Flipping through an issue, there were also advertisements for guns, cars, cameras, wine… (Paul Masson is telling me that his wine tastes good, but should I trust those eyes?).
…and my personal favorite: cigarettes. Here’s a choice cigarette advertisement for you. “Golden Lights. You really know you’re smoking.”
Um, sure. That man probably knows he’s smoking. But he looks miserable! Does he want to really know he’s smoking?
That sort of advertisement is probably strongly correlated with when Playboy “was really Playboy.” There were warnings on cigarette ads, but the big companies were still trying to maintain the whole “They’re not that addictive! They’re not going to kill you!” charade. And yet their advertisements could depict the sheer misery of smoking.

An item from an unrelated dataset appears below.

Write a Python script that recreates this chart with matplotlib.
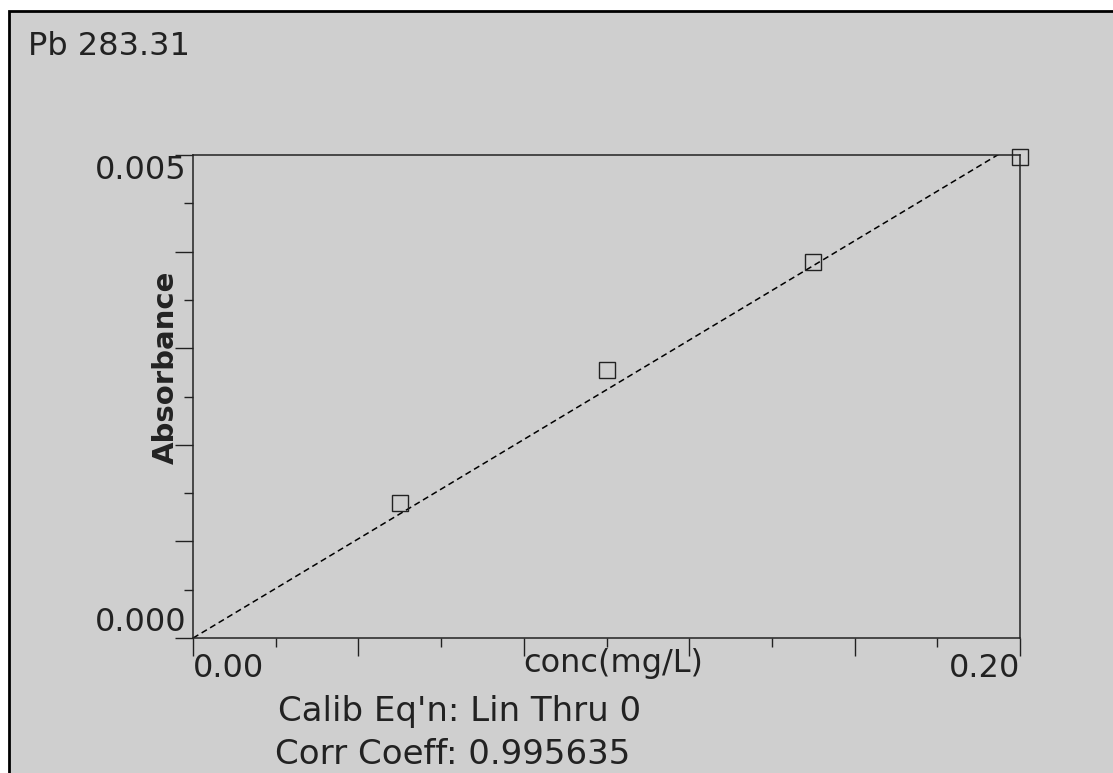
import numpy as np
import matplotlib
matplotlib.use("Agg")
import matplotlib.pyplot as plt
from matplotlib.patches import Rectangle

# calibration standards
conc = [0.05, 0.10, 0.15, 0.20]
absorbance = [0.00140, 0.00278, 0.00389, 0.00498]
x_ticks = [0.0, 0.04, 0.08, 0.12, 0.16, 0.20]
x_labels = ['0.00', '', '', '', '', '0.20']
y_ticks = [0.0, 0.001, 0.002, 0.003, 0.004, 0.005]
y_labels = ['0.000', '', '', '', '', '0.005']

title = 'Pb 283.31'
calib_txt = "Calib Eq'n: Lin Thru 0"
corr_txt = 'Corr Coeff: 0.995635'

plt.rcParams['font.family'] = ['DejaVu Sans']
paper = '#cfcfcf'

fig = plt.figure(figsize=(11.13, 7.73), dpi=100, facecolor='white')
fig.patches.append(Rectangle((0.008, -0.01), 1.0, 0.996, transform=fig.transFigure,
                             facecolor=paper, edgecolor='black', linewidth=2, zorder=-5))

ax = fig.add_axes([0.1735, 0.1746, 0.7429, 0.6248])
ax.set_facecolor('none')

# linear fit forced through zero
x = np.array(conc)
y = np.array(absorbance)
slope = np.sum(x * y) / np.sum(x * x)
xfit = np.array([0.0, 0.2])
ax.plot(xfit, slope * xfit, color='black', lw=1.1, ls=(0, (4, 2.5)))
ax.plot(conc, absorbance, ls='none', marker='s', markersize=12, mfc='none',
        mec='#222222', mew=1.0, clip_on=False, zorder=5)

ax.set_xlim(0, 0.20)
ax.set_ylim(0, 0.005)
for s in ax.spines.values():
    s.set_linewidth(1.1)
    s.set_color('#222222')

ax.set_xticks(x_ticks, labels=x_labels)
ax.set_xticks([0.02, 0.06, 0.10, 0.14, 0.18], minor=True)
ax.set_yticks(y_ticks, labels=y_labels)
ax.set_yticks(np.arange(0.0005, 0.005, 0.001), minor=True)
ax.tick_params(axis='both', which='major', direction='out', length=13, width=1.0,
               labelsize=23, colors='#222222')
ax.tick_params(axis='both', which='minor', direction='out', length=6.5, width=1.0,
               colors='#222222')
ax.tick_params(axis='y', which='major', pad=-8)
ax.tick_params(axis='x', which='major', pad=-2)

xl = ax.get_xticklabels()
xl[0].set_ha('left')
xl[-1].set_ha('right')
yl = ax.get_yticklabels()
yl[0].set_va('bottom')
yl[-1].set_va('top')

ax.set_ylabel('Absorbance', fontsize=21, fontweight='bold', color='#222222')
ax.yaxis.set_label_coords(-0.016, 0.56)
ax.text(0.508, -0.02, 'conc(mg/L)', transform=ax.transAxes, ha='center', va='top',
        fontsize=23, color='#222222')

fig.text(0.025, 0.94, title, fontsize=23, ha='left', va='center', color='#222222')
fig.text(0.413, 0.079, calib_txt, fontsize=24.5, ha='center', va='center', color='#222222')
fig.text(0.407, 0.024, corr_txt, fontsize=24.5, ha='center', va='center', color='#222222')

fig.savefig('out.png', dpi=100, facecolor=fig.get_facecolor())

You don’t get that anymore. Now vaping ads are all cool graphics and happy people and it’s clear how easy gobbling your nicotine would be. Which I understand, from a seller’s perspective. You want your product to seem desirable. But for me, someone who is interested in the magazine as a cultural artifact, it’s more fun to see cigarette ads that show their models suffering.
POSTSCRIPT: In the time between when I wrote this and when it was posted, Playboy made an announcement about their incipient editorial changes. Soon their photographs of naked women will not depict nipples or genitalia — to my mind, a fairly minor change, but other people have different opinions about which parts of the human body should be shown.
Still, the announcement was made after Trump’s declaration that 1990 was when Playboy was really Playboy. So, unless the dude has insider information about contemporary pornographic publishing, that’s not what he was talking about.